Japanese microchip maker NEC Electronics Corp. began shipping image detection chips for cars on Friday, with the first going into a Toyota Motor Corp. Lexus model to be launched this fall.
Chips control a growing bulk of car functions from power door locks to transmission controllers, and NEC Electronics hopes to grab 40 percent of the emerging market for image detection chips in cars by 2015.
"Our share will be only a few percent in 2010, but by increasing the number of images the processor recognizes, we hope to become the de facto standard for carmakers worldwide by 2015," Yoshirou Miyaji, NEC Electronics general manager of auto systems, told reporters.

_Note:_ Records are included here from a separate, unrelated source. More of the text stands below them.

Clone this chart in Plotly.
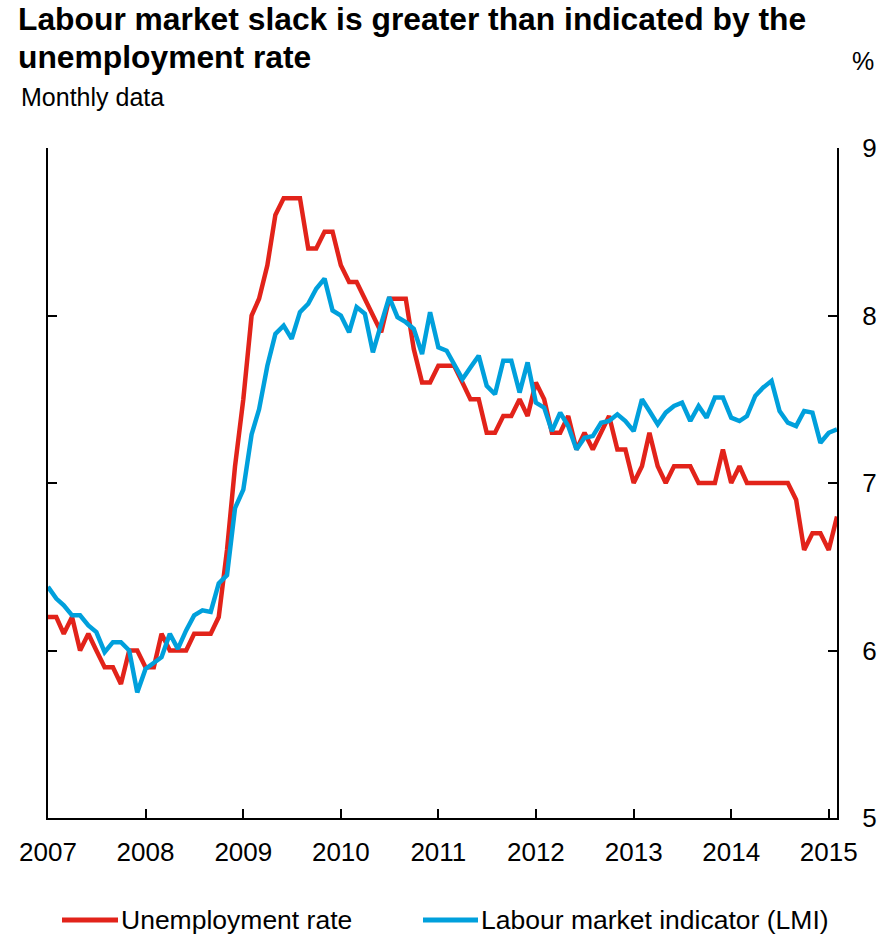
import pandas as pd
import plotly.graph_objects as go

dates = pd.date_range("2007-01-01", "2015-02-01", freq="MS")

unemployment = [
    6.2, 6.2, 6.1, 6.2, 6.0, 6.1, 6.0, 5.9, 5.9, 5.8, 6.0, 6.0,
    5.9, 5.9, 6.1, 6.0, 6.0, 6.0, 6.1, 6.1, 6.1, 6.2, 6.6, 7.1,
    7.5, 8.0, 8.1, 8.3, 8.6, 8.7, 8.7, 8.7, 8.4, 8.4, 8.5, 8.5,
    8.3, 8.2, 8.2, 8.1, 8.0, 7.9, 8.1, 8.1, 8.1, 7.8, 7.6, 7.6,
    7.7, 7.7, 7.7, 7.6, 7.5, 7.5, 7.3, 7.3, 7.4, 7.4, 7.5, 7.4,
    7.6, 7.5, 7.3, 7.3, 7.4, 7.2, 7.3, 7.2, 7.3, 7.4, 7.2, 7.2,
    7.0, 7.1, 7.3, 7.1, 7.0, 7.1, 7.1, 7.1, 7.0, 7.0, 7.0, 7.2,
    7.0, 7.1, 7.0, 7.0, 7.0, 7.0, 7.0, 7.0, 6.9, 6.6, 6.7, 6.7,
    6.6, 6.8,
]

lmi = [
    6.38, 6.31, 6.27, 6.21, 6.21, 6.15, 6.11, 5.99, 6.05, 6.05, 6.00, 5.75,
    5.89, 5.93, 5.96, 6.10, 6.01, 6.12, 6.21, 6.24, 6.23, 6.40, 6.45, 6.85,
    6.96, 7.29, 7.44, 7.70, 7.89, 7.94, 7.86, 8.02, 8.07, 8.16, 8.22, 8.03,
    8.00, 7.90, 8.05, 8.01, 7.78, 7.95, 8.11, 7.99, 7.96, 7.92, 7.77, 8.02,
    7.81, 7.79, 7.71, 7.62, 7.69, 7.76, 7.58, 7.53, 7.73, 7.73, 7.54, 7.72,
    7.48, 7.45, 7.31, 7.42, 7.34, 7.20, 7.27, 7.28, 7.36, 7.37, 7.41, 7.37,
    7.31, 7.50, 7.43, 7.35, 7.42, 7.46, 7.48, 7.37, 7.46, 7.39, 7.51, 7.51,
    7.39, 7.37, 7.40, 7.52, 7.57, 7.61, 7.43, 7.36, 7.34, 7.43, 7.42, 7.24,
    7.30, 7.32,
]

series_names = ["Unemployment rate", "Labour market indicator (LMI)"]
year_ticks = [f"{y}-01-01" for y in range(2007, 2016)]
year_labels = [str(y) for y in range(2007, 2016)]
y_ticks = [5, 6, 7, 8, 9]

RED = "#E2231A"
BLUE = "#00A0DC"
FONT = "Liberation Sans, Arial, sans-serif"

W, H = 895, 935
L, R, T, B = 48, 58, 148, 117
PW, PH = W - L - R, H - T - B


def px(x):
    return (x - L) / PW


def py(y):
    return (H - B - y) / PH


fig = go.Figure()
fig.add_trace(go.Scatter(x=dates, y=unemployment, mode="lines", name=series_names[0],
                         line=dict(color=RED, width=4.5), showlegend=False))
fig.add_trace(go.Scatter(x=dates, y=lmi, mode="lines", name=series_names[1],
                         line=dict(color=BLUE, width=4.5), showlegend=False))

legend_y = 920
shapes = [
    dict(type="line", xref="paper", yref="paper", x0=px(62), x1=px(118), y0=py(legend_y), y1=py(legend_y),
         line=dict(color=RED, width=5)),
    dict(type="line", xref="paper", yref="paper", x0=px(423), x1=px(478), y0=py(legend_y), y1=py(legend_y),
         line=dict(color=BLUE, width=5)),
]

annotations = [
    dict(text="<b>Labour market slack is greater than indicated by the</b>", xref="paper", yref="paper",
         x=px(16), y=py(19), xanchor="left", yanchor="middle", showarrow=False, font=dict(size=31.8)),
    dict(text="<b>unemployment rate</b>", xref="paper", yref="paper",
         x=px(16), y=py(57), xanchor="left", yanchor="middle", showarrow=False, font=dict(size=31.8)),
    dict(text="%", xref="paper", yref="paper",
         x=px(863), y=py(61), xanchor="center", yanchor="middle", showarrow=False, font=dict(size=25)),
    dict(text="Monthly data", xref="paper", yref="paper",
         x=px(19), y=py(97), xanchor="left", yanchor="middle", showarrow=False, font=dict(size=25)),
    dict(text=series_names[0], xref="paper", yref="paper",
         x=px(119), y=py(legend_y), xanchor="left", yanchor="middle", showarrow=False, font=dict(size=26.5)),
    dict(text=series_names[1], xref="paper", yref="paper",
         x=px(479), y=py(legend_y), xanchor="left", yanchor="middle", showarrow=False, font=dict(size=26.5)),
]

fig.update_layout(
    width=W, height=H,
    margin=dict(l=L, r=R, t=T, b=B, autoexpand=False),
    paper_bgcolor="white", plot_bgcolor="white",
    font=dict(family=FONT, size=26, color="black"),
    showlegend=False,
    xaxis=dict(
        range=["2007-01-01", "2015-02-01"],
        tickmode="array", tickvals=year_ticks, ticktext=year_labels,
        ticks="inside", ticklen=9, tickwidth=1.5, tickcolor="black",
        showline=True, linecolor="black", linewidth=2,
        showgrid=False, zeroline=False, ticklabelstandoff=10,
        tickfont=dict(size=26),
    ),
    yaxis=dict(
        range=[5, 9], side="right",
        tickmode="array", tickvals=y_ticks,
        ticks="inside", ticklen=9, tickwidth=1.5, tickcolor="black",
        showline=True, linecolor="black", linewidth=2, mirror="ticks",
        showgrid=False, zeroline=False, ticklabelstandoff=18,
        tickfont=dict(size=26),
    ),
    shapes=shapes,
    annotations=annotations,
)

fig.write_html("out.html", config={"displayModeBar": False},
               post_script="document.body.style.margin='0';")
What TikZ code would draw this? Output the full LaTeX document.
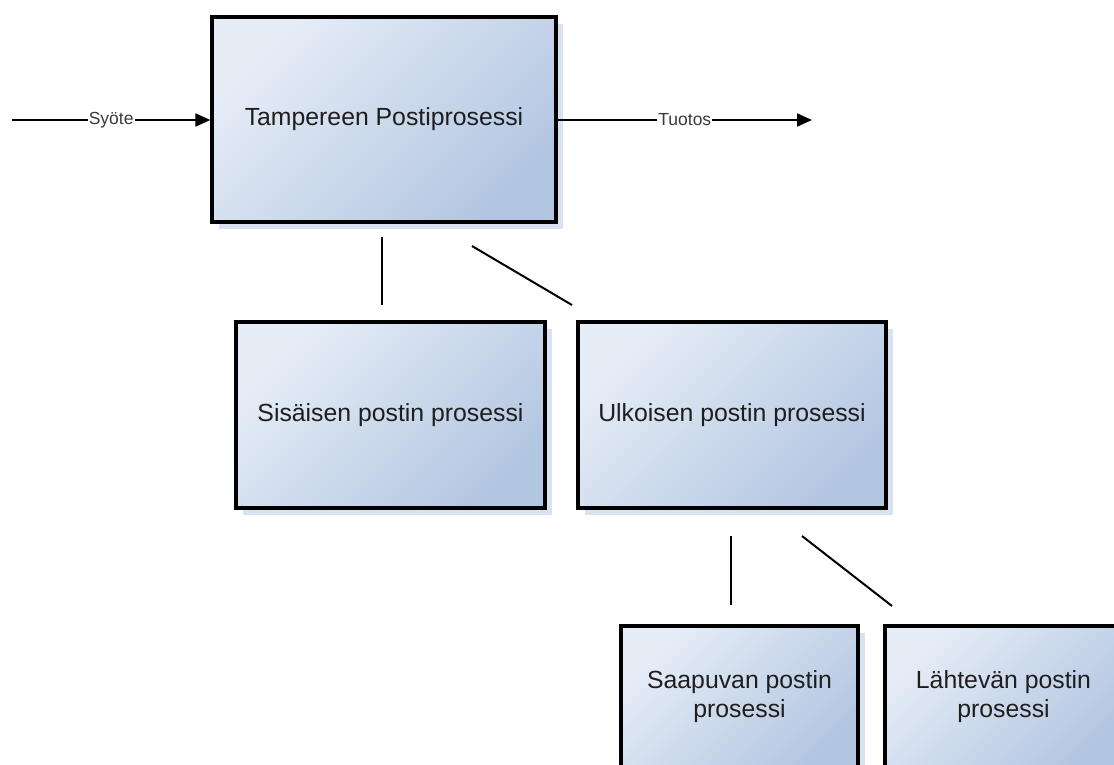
\documentclass[tikz,border=0pt]{standalone}
\usepackage{fontspec}
\setmainfont{Liberation Sans}
\usetikzlibrary{arrows.meta,shadows}

\definecolor{boxlight}{HTML}{E6EDF7}
\definecolor{boxdark}{HTML}{B3C6E1}
\definecolor{shadowc}{HTML}{D8E2F0}
\definecolor{labelc}{HTML}{3A3A3A}
\definecolor{textc}{HTML}{1E1E1E}

\tikzset{
  procbox/.style={rectangle, draw=black, line width=3.2pt, inner sep=0pt,
    top color=boxlight, bottom color=boxdark, shading angle=45,
    drop shadow={shadow xshift=7pt, shadow yshift=-7pt, fill=shadowc, opacity=1},
    text=textc, font=\fontsize{24.8}{29}\selectfont, align=center},
  link/.style={line width=2pt, black},
  flow/.style={line width=2pt, black, -{Triangle[length=15pt,width=13pt]}},
  flowlabel/.style={fill=white, inner sep=1pt, text=labelc,
    font=\fontsize{17.5}{20}\selectfont},
}

\begin{document}
\begin{tikzpicture}[x=1pt,y=-1pt]
  \useasboundingbox (0,0) rectangle (1114,764);
  \clip (0,0) rectangle (1114,764);

  % process boxes
  \node[procbox, minimum width=344pt, minimum height=205pt] (main) at (384,119.5) {Tampereen Postiprosessi};
  \node[procbox, minimum width=309pt, minimum height=186pt] (internal) at (390.5,415) {Sisäisen postin prosessi};
  \node[procbox, minimum width=308pt, minimum height=186pt] (external) at (732,415) {Ulkoisen postin prosessi};
  \node[procbox, minimum width=237pt, minimum height=142pt] (incoming) at (739.5,697) {Saapuvan postin\\prosessi};
  \node[procbox, minimum width=237pt, minimum height=142pt] (outgoing) at (1003.5,697) {Lähtevän postin\\prosessi};

  % input and output flows
  \coordinate (in) at (12,120);
  \coordinate (out) at (812,120);
  \draw[flow] (in) -- node[flowlabel]{Syöte} (in -| main.west);
  \draw[flow] (out -| main.east) -- node[flowlabel]{Tuotos} (out);

  % decomposition links
  \coordinate (l1a) at (382,237);  \coordinate (l1b) at (382,305);
  \coordinate (l2a) at (472,246);  \coordinate (l2b) at (572,305);
  \coordinate (l3a) at (731,536);  \coordinate (l3b) at (731,605);
  \coordinate (l4a) at (802,536);  \coordinate (l4b) at (892,606);
  \draw[link] (l1a) -- (l1b);
  \draw[link] (l2a) -- (l2b);
  \draw[link] (l3a) -- (l3b);
  \draw[link] (l4a) -- (l4b);
\end{tikzpicture}
\end{document}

The new Lexus LS460 with the image processors will automatically slam on the brakes a split second before hitting a pedestrian or vehicle and prevent a collision or reduce impact.
NEC Electronics projects annual sales of the device will grow to 20 billion yen ($172 million) in 2015, which would be equivalent to 3 percent of the chipmaker's total sales in fiscal 2005. Monthly production is expected to be 10,000 units at the end of fiscal 2007.
In 2010, NEC Electronics expects 4 million cars to have image detection chips in place, with the market growing to 8.6 million cars in 2012 and 18 million cars in 2015.
NEC Electronics, the world's eighth-largest chip maker, 70 percent owned by NEC Corp., posted an operating loss of 5.76 billion yen in the quarter ended June on poor sales of cell phone chips, and it sees the car industry as a long-term source of growing demand.
Image recognition technology is more widely known for enabling high-end surveillance cameras to pick out an individual in a crowd, but the market for them in cars is still small.
Honda Motor Co. Ltd. has also developed cars that give warning or swerve before hitting an object.